Acedeu a mudar um bocado? 
No segundo disco queria muito agradar à imprensa que não gostava de mim. No fundo eram pessoas que gostavam da mesma música que eu, e não percebia porque não gostavam de mim. Era uma embirração pessoal estranha. Fizeram uma crítica a um concerto no topo dos Toranja e depois percebemos que não tinham lá estado.

Mas por ouvirem Nirvana podem não ouvir Tiago Bettencourt. O Kurt Cobain gostaria de o ouvir? 
Não faço ideia. Do primeiro CD não. Mas também não fazemos a mesma coisa que eles. Gostava que o Eddie Vedder gostasse, que o Steven Tyler também, o Billy Corgan. Kurt Cobain já é pedir de mais [risos]. Acho que ele não ia ouvir “A Carta”. Hoje nas bandas que começam e são acarinhados vejo que o segundo álbum é sempre mais dark, e há artistas que perdem uma certa genuinidade porque a imprensa puxa para aquele lado em que as músicas passam a ser inaudíveis. Só meia dúzia de pessoas vão aos concertos mas é muito cool.

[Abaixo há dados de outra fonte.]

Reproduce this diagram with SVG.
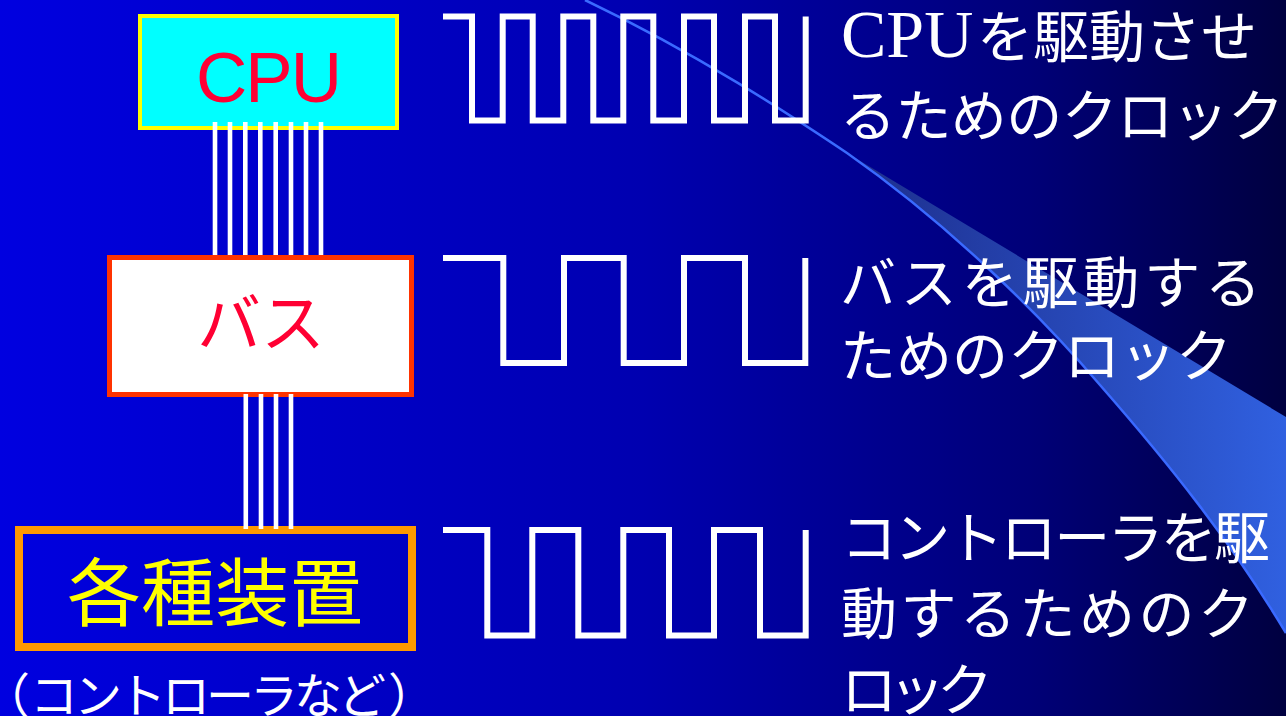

Ainda se esforça por agradar? 
Não, hoje estou-me completamente a marimbar. Não é esse tipo de público que me interessa. Gosto que os meus amigos me ouçam, que as pessoas venham ter comigo na rua, que me conheçam não por ter aparecido uma vez na televisão mas pelo que faço. Dá mais gozo que ter um gajo a pôr-me rótulos por cada disco que faço.

Cruza-se muito com a sua música? 
De vez em quando, na rádio, mas não fico a ouvir. Sou mais capaz de ir ao Spotify e ouvir o disco do princípio ao fim do que de ouvir na rádio.

Aqueles números do Spotify também se devem a si. 
Sim, é capaz [risos]. Gosto de relembrar, de dar atenção aos arranjos, de encontrar defeitos. Estou ansioso por conseguir ouvir este álbum como se não fosse meu. Se calhar daqui a um ano.